Among the figures cited, global active data centre capacity is forecast to rise from 24.4GW in 2025 to 147.1GW in 2035, based on ABI Research data. The paper also cites JLL estimates that AI workloads could account for about half of total global data centre capacity by the end of the decade.

Mobile traffic is another part of the picture. Citing the Ericsson Mobility Report, the white paper says global mobile data traffic is expected to more than double by 2031 to about 310 exabytes a month, rising to 482 exabytes a month when fixed wireless access traffic is included.

The UK energy system also features heavily in the analysis. Proposed AI-related data centre projects currently seeking grid connections in the UK could require around 50GW of electricity capacity, the report says, exceeding Great Britain’s current peak demand.

Infrastructure strain

This combination of higher computing demand, rising traffic volumes and greater electricity needs is shifting attention beyond chips and servers. Future growth will depend on the availability of fibre routes, optical connectivity, backhaul architecture and supply chains able to support larger, more complex deployment programmes, the paper argues.

Altnets describes the publication as the second paper in a wider series on changes in the connectivity market. The first examined fibre shortages and ways to reduce supply disruption; the new edition focuses on AI as a driver of network demand and infrastructure planning.

The argument comes as governments and businesses place greater weight on digital infrastructure as a factor in economic competitiveness. Data centre growth has already prompted debate in the UK and elsewhere over land use, power supply, planning delays and the role of telecoms networks in supporting increasingly data-heavy applications.

For integrators, the challenge is widening from component procurement to designing networks that can scale over the longer term, the report suggests. Organisations will need to focus on resilience and deployment planning as demand for interconnection and transport capacity rises.

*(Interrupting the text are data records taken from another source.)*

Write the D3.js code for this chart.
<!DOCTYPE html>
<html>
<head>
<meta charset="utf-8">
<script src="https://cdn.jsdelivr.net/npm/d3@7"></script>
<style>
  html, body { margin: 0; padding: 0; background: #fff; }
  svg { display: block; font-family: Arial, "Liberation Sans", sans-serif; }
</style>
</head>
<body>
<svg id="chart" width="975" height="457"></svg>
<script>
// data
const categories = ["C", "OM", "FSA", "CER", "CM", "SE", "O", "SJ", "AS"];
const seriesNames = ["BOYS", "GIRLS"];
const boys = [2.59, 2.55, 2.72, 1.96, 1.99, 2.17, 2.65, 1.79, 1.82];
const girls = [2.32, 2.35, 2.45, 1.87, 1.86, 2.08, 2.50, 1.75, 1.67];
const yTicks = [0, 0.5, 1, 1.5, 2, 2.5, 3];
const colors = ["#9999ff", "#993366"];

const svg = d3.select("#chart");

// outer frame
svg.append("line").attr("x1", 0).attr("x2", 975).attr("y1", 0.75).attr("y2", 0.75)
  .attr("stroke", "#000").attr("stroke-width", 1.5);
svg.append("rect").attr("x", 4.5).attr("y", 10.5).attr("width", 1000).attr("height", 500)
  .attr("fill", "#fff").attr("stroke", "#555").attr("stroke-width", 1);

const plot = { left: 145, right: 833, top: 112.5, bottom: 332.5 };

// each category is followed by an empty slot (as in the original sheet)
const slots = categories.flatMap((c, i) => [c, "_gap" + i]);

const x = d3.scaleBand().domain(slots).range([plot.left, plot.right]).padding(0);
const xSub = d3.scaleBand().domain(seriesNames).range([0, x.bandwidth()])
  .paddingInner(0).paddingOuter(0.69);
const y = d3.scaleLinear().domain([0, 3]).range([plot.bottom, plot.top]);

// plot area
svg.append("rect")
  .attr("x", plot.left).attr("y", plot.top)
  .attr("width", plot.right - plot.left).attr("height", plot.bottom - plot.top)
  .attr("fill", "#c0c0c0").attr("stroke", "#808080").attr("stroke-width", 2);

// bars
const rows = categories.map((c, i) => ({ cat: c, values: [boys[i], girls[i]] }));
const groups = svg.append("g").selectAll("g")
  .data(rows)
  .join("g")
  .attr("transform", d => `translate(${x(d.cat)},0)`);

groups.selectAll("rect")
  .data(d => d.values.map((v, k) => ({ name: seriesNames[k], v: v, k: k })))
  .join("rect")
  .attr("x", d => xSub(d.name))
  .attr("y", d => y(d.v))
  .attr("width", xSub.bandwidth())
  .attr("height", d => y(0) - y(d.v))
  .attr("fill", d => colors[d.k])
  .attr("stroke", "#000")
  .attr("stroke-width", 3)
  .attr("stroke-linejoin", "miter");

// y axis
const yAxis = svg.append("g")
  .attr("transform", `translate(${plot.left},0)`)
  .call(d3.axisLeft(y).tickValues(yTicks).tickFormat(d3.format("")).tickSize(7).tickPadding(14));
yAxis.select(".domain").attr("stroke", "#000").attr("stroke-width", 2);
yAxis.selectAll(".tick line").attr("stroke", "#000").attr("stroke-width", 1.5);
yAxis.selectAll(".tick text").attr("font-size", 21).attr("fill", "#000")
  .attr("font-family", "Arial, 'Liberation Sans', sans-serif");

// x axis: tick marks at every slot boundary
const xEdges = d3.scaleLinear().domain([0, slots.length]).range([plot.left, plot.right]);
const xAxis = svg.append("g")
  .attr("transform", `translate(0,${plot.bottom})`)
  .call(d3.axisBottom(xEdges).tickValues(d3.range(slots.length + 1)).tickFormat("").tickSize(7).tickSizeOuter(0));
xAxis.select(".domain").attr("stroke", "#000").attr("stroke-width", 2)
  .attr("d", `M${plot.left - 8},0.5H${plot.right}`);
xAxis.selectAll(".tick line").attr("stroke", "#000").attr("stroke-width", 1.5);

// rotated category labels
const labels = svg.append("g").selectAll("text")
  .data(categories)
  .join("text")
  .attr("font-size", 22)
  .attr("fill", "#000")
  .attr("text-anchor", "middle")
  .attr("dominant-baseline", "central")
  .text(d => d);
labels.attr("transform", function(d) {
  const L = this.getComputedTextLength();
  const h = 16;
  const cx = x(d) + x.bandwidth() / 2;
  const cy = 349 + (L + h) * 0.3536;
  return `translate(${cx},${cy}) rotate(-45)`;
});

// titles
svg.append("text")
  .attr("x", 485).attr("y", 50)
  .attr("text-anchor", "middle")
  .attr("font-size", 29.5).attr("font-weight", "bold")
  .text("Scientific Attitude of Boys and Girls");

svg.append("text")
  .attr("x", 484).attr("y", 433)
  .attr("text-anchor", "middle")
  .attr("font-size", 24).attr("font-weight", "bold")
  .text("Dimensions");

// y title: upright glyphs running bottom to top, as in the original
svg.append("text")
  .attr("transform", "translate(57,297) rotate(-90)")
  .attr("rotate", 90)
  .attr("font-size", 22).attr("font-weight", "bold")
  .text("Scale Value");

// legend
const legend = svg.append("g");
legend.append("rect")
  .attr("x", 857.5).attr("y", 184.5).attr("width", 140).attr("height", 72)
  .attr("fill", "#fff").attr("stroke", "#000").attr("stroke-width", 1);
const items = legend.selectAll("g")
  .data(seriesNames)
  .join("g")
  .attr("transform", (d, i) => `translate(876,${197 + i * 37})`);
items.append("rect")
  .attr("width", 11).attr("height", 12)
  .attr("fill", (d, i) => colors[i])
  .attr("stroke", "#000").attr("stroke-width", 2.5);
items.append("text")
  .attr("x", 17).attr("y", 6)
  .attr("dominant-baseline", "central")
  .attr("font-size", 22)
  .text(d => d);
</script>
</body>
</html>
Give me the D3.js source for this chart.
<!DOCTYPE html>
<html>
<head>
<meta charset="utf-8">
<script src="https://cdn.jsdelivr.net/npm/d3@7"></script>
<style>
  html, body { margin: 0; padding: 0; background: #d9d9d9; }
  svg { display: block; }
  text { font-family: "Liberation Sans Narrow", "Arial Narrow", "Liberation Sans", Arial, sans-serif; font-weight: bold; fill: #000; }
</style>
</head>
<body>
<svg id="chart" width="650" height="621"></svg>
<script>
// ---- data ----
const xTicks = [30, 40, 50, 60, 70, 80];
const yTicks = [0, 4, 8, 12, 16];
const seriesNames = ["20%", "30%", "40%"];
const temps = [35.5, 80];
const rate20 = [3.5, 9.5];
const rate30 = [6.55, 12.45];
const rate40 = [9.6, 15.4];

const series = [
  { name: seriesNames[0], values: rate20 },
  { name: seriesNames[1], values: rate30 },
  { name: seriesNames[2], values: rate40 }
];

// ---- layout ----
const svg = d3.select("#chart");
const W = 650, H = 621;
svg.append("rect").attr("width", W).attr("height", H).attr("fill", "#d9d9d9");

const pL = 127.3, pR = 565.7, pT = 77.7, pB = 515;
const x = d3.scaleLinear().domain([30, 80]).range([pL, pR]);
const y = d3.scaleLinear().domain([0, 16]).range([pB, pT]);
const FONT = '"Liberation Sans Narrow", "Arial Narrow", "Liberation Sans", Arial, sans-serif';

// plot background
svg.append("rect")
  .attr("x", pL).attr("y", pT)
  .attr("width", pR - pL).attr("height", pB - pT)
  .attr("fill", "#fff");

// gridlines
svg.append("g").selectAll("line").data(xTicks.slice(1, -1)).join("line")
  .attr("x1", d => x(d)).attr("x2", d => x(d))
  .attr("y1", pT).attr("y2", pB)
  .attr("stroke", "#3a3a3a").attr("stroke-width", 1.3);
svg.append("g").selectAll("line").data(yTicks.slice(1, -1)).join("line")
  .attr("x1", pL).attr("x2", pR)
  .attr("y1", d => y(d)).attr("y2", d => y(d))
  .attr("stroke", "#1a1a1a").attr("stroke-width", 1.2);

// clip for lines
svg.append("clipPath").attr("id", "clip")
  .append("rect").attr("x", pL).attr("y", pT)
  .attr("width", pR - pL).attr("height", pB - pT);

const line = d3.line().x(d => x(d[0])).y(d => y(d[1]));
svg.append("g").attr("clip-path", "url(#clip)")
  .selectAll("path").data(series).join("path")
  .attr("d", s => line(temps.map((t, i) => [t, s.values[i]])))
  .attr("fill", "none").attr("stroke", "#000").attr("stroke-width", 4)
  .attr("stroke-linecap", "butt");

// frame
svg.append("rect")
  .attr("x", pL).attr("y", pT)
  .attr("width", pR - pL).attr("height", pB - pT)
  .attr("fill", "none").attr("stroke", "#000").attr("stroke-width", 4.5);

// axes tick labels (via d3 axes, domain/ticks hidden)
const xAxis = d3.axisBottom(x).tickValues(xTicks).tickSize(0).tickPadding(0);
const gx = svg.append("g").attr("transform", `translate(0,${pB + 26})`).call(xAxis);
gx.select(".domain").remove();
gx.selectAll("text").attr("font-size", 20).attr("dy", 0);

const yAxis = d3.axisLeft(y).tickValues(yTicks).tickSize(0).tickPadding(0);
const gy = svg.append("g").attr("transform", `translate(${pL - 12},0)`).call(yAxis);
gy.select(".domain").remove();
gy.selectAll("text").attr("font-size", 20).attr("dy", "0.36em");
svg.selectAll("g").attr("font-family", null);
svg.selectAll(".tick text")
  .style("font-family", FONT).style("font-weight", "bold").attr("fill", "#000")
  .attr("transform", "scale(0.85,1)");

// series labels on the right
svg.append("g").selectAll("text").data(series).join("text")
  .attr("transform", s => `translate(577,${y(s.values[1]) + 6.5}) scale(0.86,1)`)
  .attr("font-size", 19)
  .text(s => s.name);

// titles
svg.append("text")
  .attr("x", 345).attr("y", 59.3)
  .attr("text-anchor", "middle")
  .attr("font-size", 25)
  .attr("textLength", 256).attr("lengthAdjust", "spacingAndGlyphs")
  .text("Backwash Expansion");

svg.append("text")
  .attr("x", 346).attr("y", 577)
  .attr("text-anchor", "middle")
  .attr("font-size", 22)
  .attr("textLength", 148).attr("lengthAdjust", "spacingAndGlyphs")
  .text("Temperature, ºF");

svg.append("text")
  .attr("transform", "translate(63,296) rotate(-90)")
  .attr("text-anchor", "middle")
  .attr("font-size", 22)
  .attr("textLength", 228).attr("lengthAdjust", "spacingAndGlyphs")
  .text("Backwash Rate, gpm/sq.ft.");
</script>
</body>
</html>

A standalone line in the document sums up the company’s position: “The AI boom is not just a computer story; it is a connectivity story,” said Andy Ainsley, Commercial Director, Altnets.

Supply chain focus

The paper also highlights supply chain resilience as a factor in how the market responds. As more infrastructure is needed to connect data centres, mobile networks and fixed networks, the availability of fibre products and related equipment could become more important to delivery times and costs.

Its intended audience includes organisations involved in building and expanding communications networks, from independent internet service providers to large data centre operators. Altnets is based in Brighton and works with European manufacturers on telecoms infrastructure products.

Ainsley’s background spans telecoms and law enforcement. He studied Manufacturing Engineering at Nottingham Trent University, began his telecoms career at AFL, later worked in UK law enforcement, and then returned to the sector in senior sales and business development roles at AFL, Neos Networks and Hexatronic before joining Altnets.

The report reflects a wider shift in industry discussion around AI. Much of the public debate has focused on semiconductors, model training and the energy intensity of large-scale computing, but network operators and infrastructure suppliers have increasingly highlighted the less visible systems needed to carry growing traffic between users, data centres and cloud platforms.

That includes long-haul fibre, metro links, campus interconnects and backhaul networks connecting distributed sites to core infrastructure. If AI applications continue to spread across consumer services, enterprise systems and mobile networks, demand on those links is likely to rise with them.

In the paper’s closing argument, Ainsley links current investment decisions to longer-term network readiness. “The industry is moving into a new era where network resilience and infrastructure readiness are becoming just as important as capacity itself. Organisations that invest in scalable connectivity and long-term infrastructure strategy today will be better positioned to support the demands of tomorrow’s AI-driven economy,” he said.